Elliott Wave 5.0 "Reboot"

Monday, January 18, 2016

DJIA Intraday Crash Review:

I will keep reminding readers for sometime yet that since the beginning of 2016 I will make every effort to deprogram myself from drawing subjective trend lines, but will only draw two or three lines that are parallel to each other. Doing this helps to stop or reduce the amount of times we force an impulse were there is no impulse. 

An "ABC" crash will crash through a parallel trend line in a dramatic fashion and reduces the amounts of times we may think we have an impulse.  The 2007-2009 stock crash is one example where two trend lines were forced and ended up giving us a completely false reading. Oil is also a very obvious place where the trend lines were forced in its so called 5 waves up in Primary degree.  

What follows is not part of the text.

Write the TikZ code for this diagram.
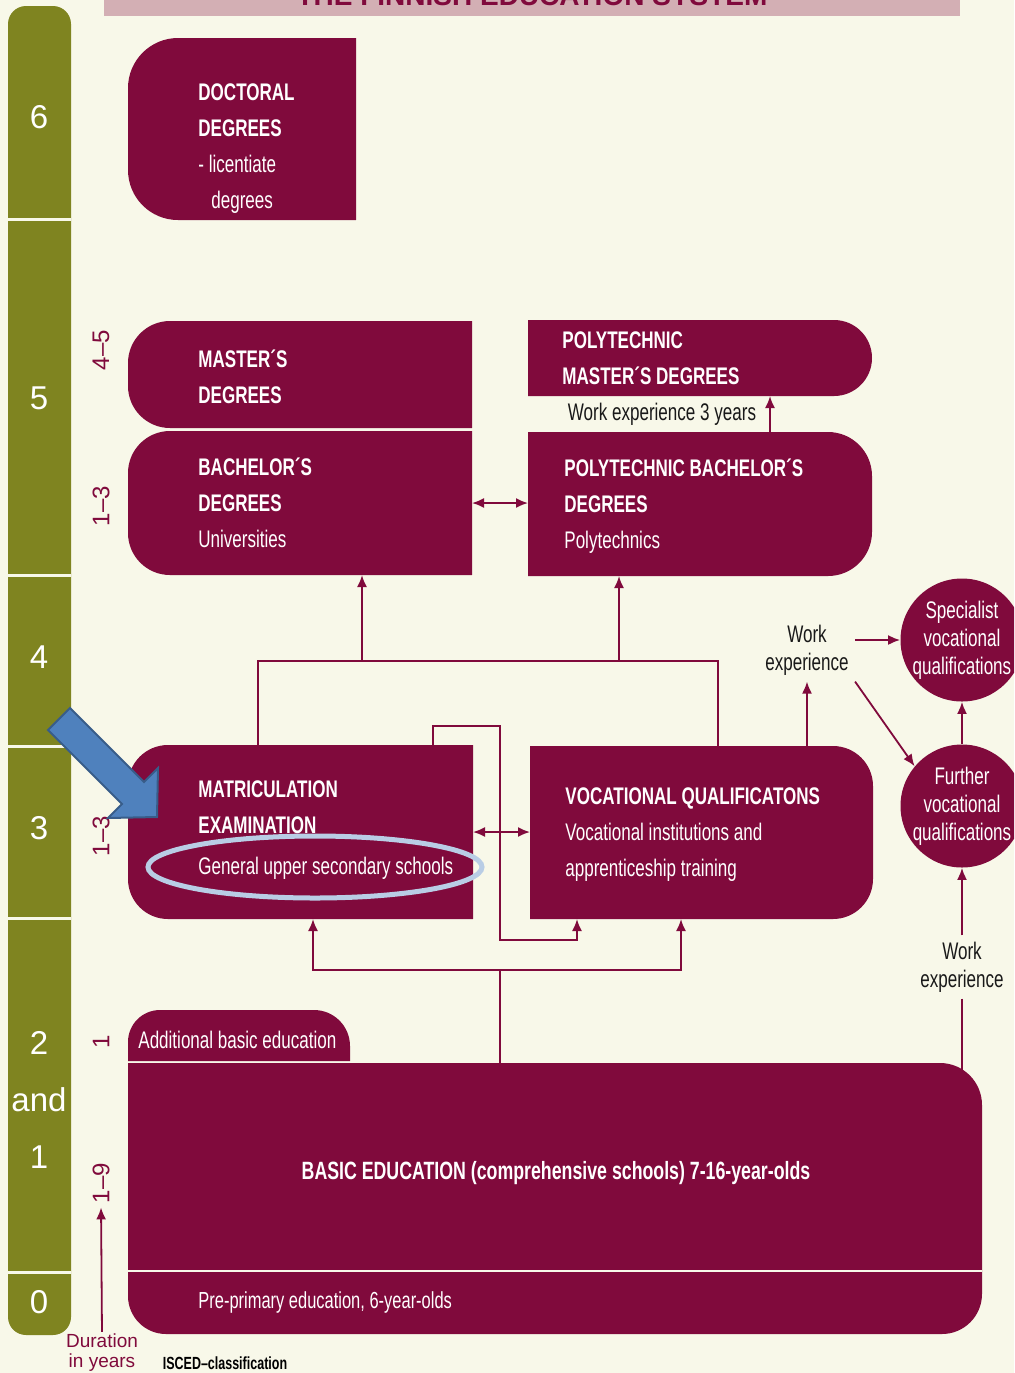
\documentclass[tikz,border=0pt]{standalone}
\usepackage{fontspec}
\setmainfont{Liberation Sans}
\newfontfamily\condf[FakeStretch=0.71]{Liberation Sans}
\usepackage{tikz}
\usetikzlibrary{
  arrows.meta,
  positioning,
  calc
}
\definecolor{edCream}{HTML}{F8F8E9}
\definecolor{edMaroon}{HTML}{800A3C}
\definecolor{edOlive}{HTML}{7F8420}
\definecolor{edTitle}{HTML}{D3AFB4}
\definecolor{edBlue}{HTML}{4F81BD}
\definecolor{edBlueEdge}{HTML}{385D8A}
\definecolor{edOval}{HTML}{B9CDE5}
\tikzset{
  card/.style n args={4}{
    inner sep=0pt, outer sep=0pt, anchor=north west,
    path picture={
      \fill[edMaroon]
        ([yshift=-#1]path picture bounding box.north west)
          arc[start angle=180, end angle=90, radius=#1]
        -- ([xshift=-#2]path picture bounding box.north east)
          arc[start angle=90, end angle=0, radius=#2]
        -- ([yshift=#3]path picture bounding box.south east)
          arc[start angle=0, end angle=-90, radius=#3]
        -- ([xshift=#4]path picture bounding box.south west)
          arc[start angle=270, end angle=180, radius=#4]
        -- cycle;}
  },
  leftcard/.style={card={#1}{0.1pt}{0.1pt}{#1}},
  rightcard/.style={card={0.1pt}{#1}{#1}{0.1pt}},
  headtxt/.style={
    font=\condf\bfseries\fontsize{12}{18}\selectfont, text=white,
    align=left, inner sep=0pt, anchor=north west
  },
  bodytxt/.style={font=\condf\fontsize{12}{14}\selectfont, text=white, inner sep=0pt},
  basichead/.style={font=\condf\bfseries\fontsize{12.5}{14}\selectfont, text=white, inner sep=0pt},
  worktxt/.style={font=\condf\fontsize{12}{14}\selectfont, text=black!90, align=center, inner sep=3pt},
  disc/.style={
    circle, fill=edMaroon, minimum size=61.5pt, inner sep=-2pt, text=white,
    align=center, font=\condf\fontsize{12}{14}\selectfont
  },
  lvlnum/.style={font=\fontsize{16.5}{28.5}\selectfont, text=white, align=center, inner sep=0pt},
  durlabel/.style={font=\fontsize{12}{14}\selectfont, text=edMaroon, rotate=90, inner sep=0pt},
  conn/.style={draw=edMaroon, line width=0.9pt},
  conarrow/.style={conn, -{Latex[length=6pt, width=5pt]}},
  bothways/.style={conn, {Latex[length=6pt, width=5pt]}-{Latex[length=6pt, width=5pt]}},
  gapline/.style={draw=edCream, line width=1.5pt},
  marker/.style={fill=edBlue, draw=edBlueEdge, line width=1pt, line join=miter},
  oval/.style={draw=edOval, line width=2.5pt}
}

\begin{document}
\begin{tikzpicture}[x=0.5pt, y=0.5pt]
  \useasboundingbox (0,0) rectangle (1014,-1373);
  \clip (0,0) rectangle (1014,-1373);
  \fill[edCream] (0,0) rectangle (1014,-1373);

  % title band, cut off at the top
  \fill[edTitle] (104,0) rectangle (960,-16);
  \node[font=\bfseries\fontsize{14}{16}\selectfont, text=edMaroon, anchor=base, inner sep=0pt]
    (title) at (532,-5) {THE FINNISH EDUCATION SYSTEM};

  % ISCED levels
  \fill[edOlive, rounded corners=9pt] (8,-6) rectangle (71,-1335);
  \foreach \yy in {219,575,746,918,1272}
    \draw[gapline] (8,-\yy) -- (71,-\yy);
  \foreach \lab/\yy in {6/117, 5/398, 4/657, 3/828, 0/1302}
    \node[lvlnum] (lvl\lab) at (39,-\yy) {\lab};
  \node[lvlnum] (lvltwoone) at (39,-1100) {2\\and\\1};

  % durations
  \node[durlabel] (dur45) at (101,-350) {4–5};
  \node[durlabel] (dur13a) at (101,-506) {1–3};
  \node[durlabel] (dur13b) at (101,-836) {1–3};
  \node[durlabel] (dur1) at (101,-1042) {1};
  \node[durlabel] (dur19) at (101,-1183) {1–9};
  \node[font=\fontsize{9.5}{10}\selectfont, text=edMaroon, align=center, inner sep=0pt]
    (durtxt) at (102,-1353) {Duration\\in years};
  \node[font=\condf\bfseries\fontsize{8.8}{10}\selectfont, inner sep=0pt]
    (isced) at (225,-1363) {ISCED–classification};
  \draw[conarrow, shorten <=1pt, shorten >=2pt] (durtxt.north) -- (dur19.west);

  % boxes
  \node[leftcard=25pt, minimum width=114pt, minimum height=91pt] (doctoral) at (128,-38) {};
  \node[leftcard=21pt, minimum width=172pt, minimum height=53.5pt] (masters) at (128,-321) {};
  \node[leftcard=21pt, minimum width=172pt, minimum height=72pt,
        below=1.5pt of masters.south west, anchor=north west] (bachelors) {};
  \node[rightcard=19pt, minimum width=172pt, minimum height=38pt] (polymasters) at (528,-320) {};
  \node[rightcard=22pt, minimum width=172pt, minimum height=72pt,
        below=18pt of polymasters.south west, anchor=north west] (polybach) {};
  \node[leftcard=20pt, minimum width=172.5pt, minimum height=87pt] (matric) at (128,-745) {};
  \node[rightcard=20pt, minimum width=171.5pt, minimum height=86.5pt] (voc) at (530,-746) {};
  \node[card={16pt}{18pt}{0.1pt}{0.1pt}, minimum width=111pt, minimum height=25.5pt] (additional) at (128,-1010) {};
  \node[card={0.1pt}{21pt}{20pt}{19pt}, minimum width=427pt, minimum height=135.5pt] (basic) at (128,-1063) {};
  \draw[conn, draw=edCream, line width=1pt] ([yshift=31.5pt]basic.south west) -- ([yshift=31.5pt]basic.south east);
  \node[disc] (special) at (962,-640) {Specialist\\vocational\\qualifications};
  \node[disc] (further) at (962,-806) {Further\\vocational\\qualifications};

  % box texts
  \node[headtxt] (doctoraltxt) at (198,-83.5)
    {DOCTORAL\\DEGREES\\{\mdseries - licentiate}\\{\mdseries\hspace*{6.5pt}degrees}};
  \node[headtxt] (masterstxt) at (198,-349.5) {MASTER´S\\DEGREES};
  \node[headtxt] (bachelorstxt) at (198,-457.5) {BACHELOR´S\\DEGREES\\{\mdseries Universities}};
  \node[headtxt] (polymasterstxt) at (562,-331.5) {POLYTECHNIC\\MASTER´S DEGREES};
  \node[headtxt] (polybachtxt) at (564,-458.5) {POLYTECHNIC BACHELOR´S\\DEGREES\\{\mdseries Polytechnics}};
  \node[headtxt] (matrictxt) at (198,-780.5)
    {MATRICULATION\\EXAMINATION\\[2.5pt]{\mdseries General upper secondary schools}};
  \node[headtxt] (voctxt) at (565,-787.5)
    {VOCATIONAL QUALIFICATONS\\{\mdseries Vocational institutions and}\\{\mdseries apprenticeship training}};
  \node[bodytxt, anchor=west] (additionaltxt) at (138,-1040) {Additional basic education};
  \node[basichead] (basictxt) at (556,-1173) {BASIC EDUCATION (comprehensive schools) 7-16-year-olds};
  \node[bodytxt, anchor=west, font=\condf\fontsize{11.6}{14}\selectfont] (preprimarytxt) at (198,-1302) {Pre-primary education, 6-year-olds};

  % work experience labels
  \node[worktxt, inner sep=0pt] (wexp3) at (662,-414) {Work experience 3 years};
  \node[worktxt] (work1) at (807,-650) {Work\\experience};
  \node[worktxt] (work2) at (962,-967) {Work\\experience};

  % connectors
  \draw[bothways] (bachelors.east) -- (bachelors.east -| polybach.west);
  \draw[bothways] (matric.east) -- (matric.east -| voc.west);
  \coordinate (wexp3arr) at (770,-414);
  \draw[conarrow] (wexp3arr |- polybach.north) -- (wexp3arr |- polymasters.south);

  \coordinate (hubl) at (258,-661);
  \coordinate (hubr) at (718,-661);
  \draw[conn] (hubl |- matric.north) -- (hubl) -- (hubr) -- (hubr |- voc.north);
  \coordinate (tobach) at (362,-661);
  \coordinate (topoly) at (619,-661);
  \draw[conarrow] (tobach) -- (tobach |- bachelors.south);
  \draw[conarrow] (topoly) -- (topoly |- polybach.south);

  \coordinate (loopa) at (433,-726);
  \coordinate (loopb) at (500,-940);
  \coordinate (loopc) at (577,-940);
  \draw[conarrow] (loopa |- matric.north) -- (loopa) -| (loopb) -- (loopc) -- (loopc |- voc.south);

  \coordinate (fork) at (500,-970);
  \coordinate (forkl) at (313,-970);
  \coordinate (forkr) at (681,-970);
  \draw[conn] (fork |- basic.north) -- (fork);
  \draw[conarrow] (fork) -- (forkl) -- (forkl |- matric.south);
  \draw[conarrow] (fork) -- (forkr) -- (forkr |- voc.south);

  \draw[conarrow] (work1.south |- voc.north) -- (work1.south);
  \draw[conarrow] (work1.east |- special.west) -- (special.west);
  \draw[conarrow] (work1.south east) -- (further.140);
  \draw[conarrow] (further.north) -- (special.south);
  \draw[conarrow] (work2.north) -- (further.south);
  \draw[conn] (work2.south) -- ([yshift=-4pt]work2.south |- basic.north);

  % highlight
  \draw[oval] (315,-867) ellipse[x radius=83.5pt, y radius=15.5pt];
  \draw[marker] (70,-708) -- (144,-782) -- (158,-768) -- (157,-817)
    -- (108,-818) -- (122,-804) -- (48,-730) -- cycle;
\end{tikzpicture}
\end{document}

Creating a Primary degree that lasts a bit more than a year when you have Primary degree moves lasting over 8 years, something does not make any sense with the wave count.  I can show examples where one minute a SC degree crash only lasted 3 years with 2 sets of 5 waves down in Primary degree and now from 2000 forward, 16 years on we still have not seen a single set of 5 waves up or down in Primary degree. 

Even now many large degree wave counters have the DJIA containing two expanded flats which I think is next to impossible  to form. Chances are extremely rare or as I said, next to  impossible for a flat to lead into another flat, besides if they did, it would be an extremely long term bullish signal once they get completed.  I will bet that the SC and GSC wave counting experts will never see their 5 waves down in Primary degree and that the only 5 waves in Primary degree that they will get will be up not down. Matching  solar cycle #25.  One thing is certain and that is with the idealized charts we can figure out exactly what we need for any simple correction for any degree and when they do not show then we know we are at a false position. 

The entire DJIA plunge has been choppy and that eliminates it as a pure impulse decline and where we may eventually end up. My ending diagonal has been broken to the downside, but a bigger triangle  has not been completely filled the way I would like to see them get filled.  Starting in January the pattern has started to slow and change with may waves unable to fit into an impulse. 

So in the bigger picture I have to count them as diagonal waves until something tells me otherwise. I have a lot of "ABC1,ABC2 type wave counts and we may be in a 4th of some kind.  My degree scale is right at my lowest in Miniscule levels, but I have customized three more degrees lower. 

If this wave pattern keeps bunching up, then that is all a good sign that this market will turn a roar north one more time.   The worst thing is that this does not get resolved and keeps declining in this fashion until all our hair falls out. It would then mimic the 1930-1932 decline. 

I'm sure we are not heading into a depression  like all the big wave counters want and need to see but I never rule out any recession.  As long as electronic money transfers exist, this can work the same as Bernake's idea of a helicopter. Except with the electronic helicopter they can spread the wealth with just a click of the mouse button and never even get off their chair.